'X-Men: Prime' relocates the franchise and launches a new, more upbeat direction for the comic book version of the franchise.
When Marvel Entertainment teased that its X-Men franchise was going to become more central to its comic book universe, few suspected that it was intended so literally. As of today, however, the X-Men have a whole new home — one that's literally as central as it could get to everything else that happens in the superhero storyline.
After more than a year of the Jean Grey School for Higher Learning — the current name for the Xavier Mansion — being relocated to an alternate dimension known as "limbo," the team has relocated to New York's Central Park, with the school literally moved onto the grounds of the iconic location, marking the first time in the franchise's 50+ year history that it's been headquartered in the same city as the Avengers, Fantastic Four and Defenders.
Before their stay in limbo, the mansion's previous location had been in Westchester County in New York state. The X-Men as a team have also enjoyed brief stays in San Francisco and the Australian outback throughout their existence, but curiously avoided extended stays in the same city as 99 percent of Marvel's other comic book heroes. (X-Factor, a spinoff team made up of former X-Men members, however, was New York-based for much of its existence.)

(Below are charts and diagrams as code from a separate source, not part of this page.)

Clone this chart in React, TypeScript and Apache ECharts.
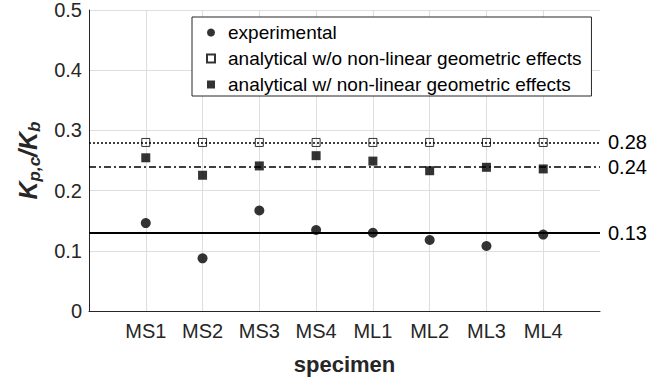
import React, { useEffect, useRef } from "react";
import * as echarts from "echarts";

const specimens = ["MS1", "MS2", "MS3", "MS4", "ML1", "ML2", "ML3", "ML4"];
const experimental = [0.146, 0.0875, 0.167, 0.1345, 0.130, 0.118, 0.108, 0.127];
const analyticalNoNL = [0.28, 0.28, 0.28, 0.28, 0.28, 0.28, 0.28, 0.28];
const analyticalNL = [0.2545, 0.2255, 0.241, 0.258, 0.249, 0.233, 0.2387, 0.236];
const refLines = { experimental: 0.127, noNL: 0.28, nl: 0.242 };
const yTicks = { min: 0, max: 0.5, interval: 0.1 };
const seriesNames = [
  "experimental",
  "analytical w/o non-linear geometric effects",
  "analytical w/ non-linear geometric effects",
];

const FONT = "Liberation Sans, Arial, Helvetica, sans-serif";
const TXT = "#262626";

export default function App() {
  const ref = useRef<HTMLDivElement>(null);
  useEffect(() => {
    document.body.style.margin = "0";
    if (!ref.current) return;
    const chart = echarts.init(ref.current, undefined, { renderer: "svg" });
    const xData = ["", ...specimens, ""];
    const toPts = (arr: number[]) => arr.map((v, i) => [i + 1, v]);
    const mkLine = (value: number, type: any, width: number) => ({
      silent: true,
      symbol: "none",
      animation: false,
      lineStyle: { color: "#000", type, width },
      label: {
        show: true,
        position: "end",
        distance: 8,
        formatter: (p: any) => Number(p.value).toFixed(2),
        fontSize: 20,
        fontFamily: FONT,
        color: "#000",
      },
      data: [{ yAxis: value }],
    });
    chart.setOption({
      animation: false,
      textStyle: { fontFamily: FONT },
      grid: { left: 89, right: 51, top: 10, bottom: 74, containLabel: false },
      legend: {
        orient: "vertical",
        left: 192,
        top: 17,
        padding: [6, 10, 2, 14],
        itemGap: 7,
        itemWidth: 8,
        itemHeight: 8,
        backgroundColor: "#fff",
        borderColor: TXT,
        borderWidth: 1,
        borderRadius: 0,
        textStyle: { fontSize: 19, color: "#000", fontFamily: FONT, padding: [0, 0, 0, 8] },
        data: seriesNames,
      },
      xAxis: {
        type: "category",
        data: xData,
        boundaryGap: false,
        name: "specimen",
        nameLocation: "middle",
        nameGap: 42,
        nameTextStyle: { fontSize: 22, fontWeight: "bold", color: TXT, fontFamily: FONT },
        axisLine: { lineStyle: { color: TXT, width: 1 } },
        axisTick: { show: false },
        axisLabel: { interval: 0, fontSize: 20, color: TXT, margin: 10, fontFamily: FONT },
        splitLine: {
          show: true,
          interval: (idx: number) => idx > 0 && idx < xData.length - 1,
          lineStyle: { color: "#dedede", width: 1 },
        },
      },
      yAxis: {
        type: "value",
        min: yTicks.min,
        max: yTicks.max,
        interval: yTicks.interval,
        name: "{k|K}{s|p,c}{k|/K}{s|b}",
        nameLocation: "middle",
        nameGap: 46,
        nameTextStyle: {
          rich: {
            k: { fontSize: 25, fontWeight: "bold", fontStyle: "italic", color: TXT, fontFamily: FONT, lineHeight: 30 },
            s: { fontSize: 17, fontWeight: "bold", fontStyle: "italic", color: TXT, fontFamily: FONT, lineHeight: 17, verticalAlign: "bottom" },
          },
        },
        axisLine: { show: true, lineStyle: { color: TXT, width: 1 } },
        axisTick: { show: false },
        axisLabel: { fontSize: 20, color: TXT, margin: 7, fontFamily: FONT },
        splitLine: { show: true, lineStyle: { color: "#dedede", width: 1 } },
      },
      series: [
        {
          name: seriesNames[0],
          type: "scatter",
          symbol: "circle",
          symbolSize: 10,
          itemStyle: { color: "#000" },
          data: toPts(experimental),
          markLine: mkLine(refLines.experimental, "solid", 2),
          z: 3,
        },
        {
          name: seriesNames[1],
          type: "scatter",
          symbol: "rect",
          symbolSize: 8,
          itemStyle: { color: "rgba(0,0,0,0)", borderColor: "#000", borderWidth: 1 },
          data: toPts(analyticalNoNL),
          markLine: mkLine(refLines.noNL, [2, 2], 1.5),
          z: 3,
        },
        {
          name: seriesNames[2],
          type: "scatter",
          symbol: "rect",
          symbolSize: 9,
          itemStyle: { color: "#000" },
          data: toPts(analyticalNL),
          markLine: mkLine(refLines.nl, [7, 3, 2, 3], 1.5),
          z: 3,
        },
      ],
    });
    return () => chart.dispose();
  }, []);
  return <div ref={ref} style={{ width: 651, height: 385 }} />;
}
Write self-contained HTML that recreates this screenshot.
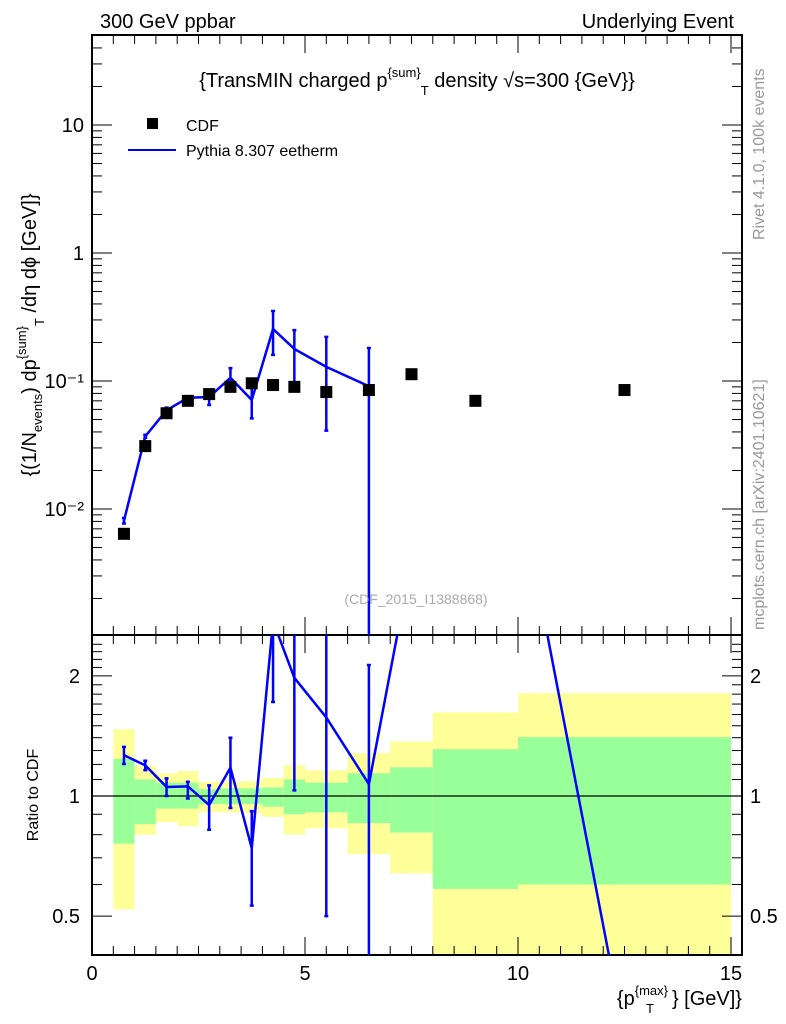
<!DOCTYPE html>
<html><head><meta charset="utf-8"><style>
body{margin:0;background:#fff;}
svg{display:block;font-family:"Liberation Sans",sans-serif;}
</style></head><body>
<svg id="c" width="786" height="1024" viewBox="0 0 786 1024">
<g id="bands"></g><g id="grid"></g><g id="marks"></g>
<text x="100" y="28" font-size="20">300 GeV ppbar</text>
<text x="734" y="28" font-size="20" text-anchor="end">Underlying Event</text>
<text x="417" y="87" font-size="20" text-anchor="middle">{TransMIN charged p<tspan dy="-10" font-size="13">{sum}</tspan><tspan dy="18" font-size="13">T</tspan><tspan dy="-8"> density √s=300 {GeV}}</tspan></text>
<rect x="147" y="118" width="11" height="11" fill="#000"/>
<text x="186" y="131" font-size="16">CDF</text>
<line x1="128" y1="150" x2="176" y2="150" stroke="#0000ff" stroke-width="2"/>
<text x="186" y="156" font-size="16">Pythia 8.307 eetherm</text>
<text x="416" y="604" font-size="14" fill="#aaa" text-anchor="middle">(CDF_2015_I1388868)</text>
<text transform="translate(764,240) rotate(-90)" font-size="16" fill="#999">Rivet 4.1.0,  100k events</text>
<text transform="translate(764,630) rotate(-90)" font-size="16" fill="#999">mcplots.cern.ch [arXiv:2401.10621]</text>
<text transform="translate(36,335) rotate(-90)" font-size="20" text-anchor="middle">{(1/N<tspan dy="6" font-size="13">events</tspan><tspan dy="-6">) dp</tspan><tspan dy="-10" font-size="13">{sum}</tspan><tspan dy="18" font-size="13">T</tspan><tspan dy="-8"> /dη  dϕ [GeV]}</tspan></text>
<text transform="translate(38,795) rotate(-90)" font-size="16" text-anchor="middle">Ratio to CDF</text>
<text x="742" y="1005" font-size="20" text-anchor="end">{p<tspan dy="-10" font-size="13">{max}</tspan><tspan dy="18" font-size="13" dx="-22">T</tspan><tspan dy="-8" dx="18">} [GeV]}</tspan></text>
</svg>
<script>
const xs=[0.75,1.25,1.75,2.25,2.75,3.25,3.75,4.25,4.75,5.5,6.5,7.5,9,12.5];
const cdf=[0.0064,0.031,0.056,0.070,0.079,0.090,0.096,0.093,0.090,0.082,0.085,0.113,0.070,0.085];
const pyX=[0.75,1.25,1.75,2.25,2.75,3.25,3.75,4.25,4.75,5.5,6.5];
const py=[0.0081,0.037,0.059,0.074,0.075,0.106,0.071,0.255,0.178,0.129,0.091];
const pyHi=[0.0085,0.038,0.062,0.076,0.084,0.126,0.088,0.352,0.250,0.221,0.181];
const pyLo=[0.0077,0.036,0.056,0.069,0.065,0.084,0.051,0.160,0.093,0.041,0.00001];
const tailX=[7.5,9,12.5];
const tailRatio=[3.9,22,0.25];
const binEdges=[0.5,1,1.5,2,2.5,3,3.5,4,4.5,5,6,7,8,10,15];
const yelHi=[1.47,1.19,1.14,1.155,1.085,1.085,1.09,1.11,1.195,1.16,1.28,1.37,1.62,1.81];
const yelLo=[0.52,0.80,0.86,0.84,0.91,0.91,0.905,0.886,0.80,0.83,0.715,0.64,0.3,0.3];
const grnHi=[1.24,1.10,1.08,1.08,1.04,1.045,1.045,1.05,1.10,1.08,1.14,1.18,1.31,1.405];
const grnLo=[0.76,0.85,0.93,0.93,0.955,0.955,0.955,0.94,0.90,0.91,0.855,0.81,0.585,0.60];
const xTicks=[0,5,10,15];
const mainTicks=[0.01,0.1,1,10];
const mainLabels=["10⁻²","10⁻¹","1","10"];
const ratioTicks=[0.5,1,2];

const NS="http://www.w3.org/2000/svg";
const L=92,R=742,T=35,MB=635,RB=955;
const X=v=>L+(v)*42.6;
const Y=v=>381-128*(Math.log10(v)+1);
const YR=v=>796-399*Math.log10(v);
function el(tag,at,parent){const e=document.createElementNS(NS,tag);for(const k in at)e.setAttribute(k,at[k]);document.getElementById(parent).appendChild(e);return e;}
// clip paths
const defs=el('defs',{},'marks');
defs.innerHTML='<clipPath id="cm"><rect x="92" y="35" width="650" height="600"/></clipPath><clipPath id="cr"><rect x="92" y="635" width="650" height="320"/></clipPath>';
// bands
for(let i=0;i<binEdges.length-1;i++){
 const x1=X(binEdges[i]),x2=X(binEdges[i+1]);
 const yh=Math.max(YR(yelHi[i]),635),yl=Math.min(YR(yelLo[i]),955);
 let r=el('rect',{x:x1,y:yh,width:x2-x1,height:yl-yh,fill:'#ffff99'},'bands');
 
 
 const gh=YR(grnHi[i]),gl=Math.min(YR(grnLo[i]),955);
 r=el('rect',{x:x1,y:gh,width:x2-x1,height:gl-gh,fill:'#99ff99'},'bands');
 
 
}
// frames
let f=el('rect',{x:L,y:T,width:R-L,height:MB-T,fill:'none',stroke:'#000','stroke-width':2},'grid');

f=el('rect',{x:L,y:MB,width:R-L,height:RB-MB,fill:'none',stroke:'#000','stroke-width':2},'grid');

let ln=el('line',{x1:L,x2:R,y1:YR(1),y2:YR(1),stroke:'#000','stroke-width':1.2},'grid');

// x ticks
for(let v=0;v<=15.2;v+=0.5){
 const major=Math.abs(v%5)<1e-6, len=major?18:9;
 [[T,1],[MB,-1],[MB,1],[RB,-1]].forEach(([y0,d])=>el('line',{x1:X(v),x2:X(v),y1:y0,y2:y0+d*len,stroke:'#000','stroke-width':1},'grid'));
}
xTicks.forEach(v=>{const t=el('text',{x:X(v),y:980,'font-size':20,'text-anchor':'middle'},'grid');t.textContent=v;
 });
// main y ticks
for(let d=-3;d<=1;d++)for(let m=1;m<=9;m++){const v=m*Math.pow(10,d);const y=Y(v);if(y<T||y>MB)continue;
 const len=m===1?20:10;el('line',{x1:L,x2:L+len,y1:y,y2:y,stroke:'#000'},'grid');el('line',{x1:R,x2:R-len,y1:y,y2:y,stroke:'#000'},'grid');}
mainTicks.forEach((v,i)=>{const t=el('text',{x:84,y:Y(v)+7,'font-size':20,'text-anchor':'end'},'grid');t.textContent=mainLabels[i];
 });
// ratio y ticks
for(let v=0.4;v<=2.5;v+=0.1){const y=YR(v);const maj=[0.5,1,2].some(m=>Math.abs(m-v)<1e-6);const len=maj?20:10;
 el('line',{x1:L,x2:L+len,y1:y,y2:y,stroke:'#000'},'grid');el('line',{x1:R,x2:R-len,y1:y,y2:y,stroke:'#000'},'grid');}
ratioTicks.forEach(v=>{let t=el('text',{x:80,y:YR(v)+7,'font-size':20,'text-anchor':'end'},'grid');t.textContent=v;
 
 t=el('text',{x:750,y:YR(v)+7,'font-size':20},'grid');t.textContent=v;
 });
// main marks
const gm=el('g',{'clip-path':'url(#cm)'},'marks');
const gr=el('g',{'clip-path':'url(#cr)'},'marks');
function add(g,tag,at){const e=document.createElementNS(NS,tag);for(const k in at)e.setAttribute(k,at[k]);g.appendChild(e);return e;}
let p=add(gm,'polyline',{points:pyX.map((x,i)=>X(x)+','+Y(py[i])).join(' '),fill:'none',stroke:'#0000ff','stroke-width':2.5});

pyX.forEach((x,i)=>{const e=add(gm,'path',{d:`M${X(x)},${Y(pyHi[i])}V${Math.min(Y(pyLo[i]),700)}M${X(x)-2},${Y(pyHi[i])}h4M${X(x)-2},${Y(pyLo[i])}h4`,stroke:'#0000ff','stroke-width':2.5,fill:'none'});
 });
xs.forEach((x,i)=>{const r=add(gm,'rect',{x:X(x)-6,y:Y(cdf[i])-6,width:12,height:12,fill:'#000'});
 });
// ratio marks
const rx=pyX.concat(tailX), rv=pyX.map((x,i)=>py[i]/cdf[i]).concat(tailRatio);
p=add(gr,'polyline',{points:rx.map((x,i)=>X(x)+','+YR(rv[i])).join(' '),fill:'none',stroke:'#0000ff','stroke-width':2.5});

pyX.forEach((x,i)=>{const hi=YR(pyHi[i]/cdf[i]),lo=Math.min(YR(pyLo[i]/cdf[i]),1000);
 const e=add(gr,'path',{d:`M${X(x)},${hi}V${lo}M${X(x)-2},${hi}h4M${X(x)-2},${lo}h4`,stroke:'#0000ff','stroke-width':2.5,fill:'none'});
 });
</script>
</body></html>
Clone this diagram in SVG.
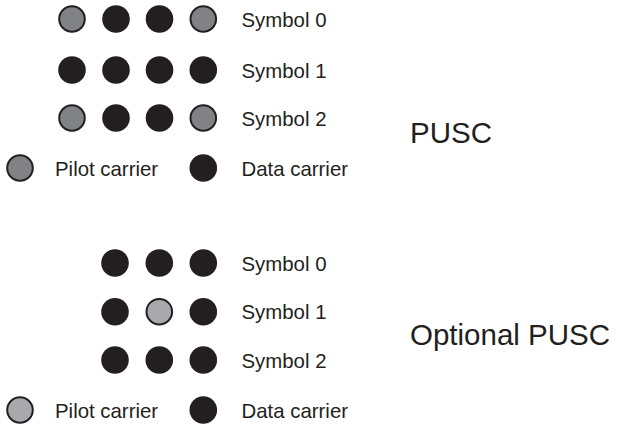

The move was just one of the many resets for the comic book franchise in the issue, which launches the Resurrexion branding for both the X-Men and Inhumans titles for the next few months. The X-Men as a team were reorganized around fan-favorite characters, with Kitty Pryde as leader ahead of the launch of X-Men Gold, while the time-traveling "past" versions of the original team went rogue to prepare for their own X-Men Blue series; similarly, characters related to Wolverine are shown being targeted by a mysterious organization as prelude to the upcoming Weapon X series.
The Resurrexion relaunch of the line is intended as a repositioning of X-Men as a comic book franchise. After a number of years that has seen it separated from the rest of the central Marvel Universe or, at best, at odds with it — both Avengers vs. X-Men and Inhumans vs. X-Men have been series in the past decade — the characters and concepts are being folded back into the larger Marvel Universe context, with more of a focus on the superhero angle as opposed to the allegorical, dystopian trials of mutantkind being a persecuted minority.
X-Men: Prime is available in comic book stores and digitally.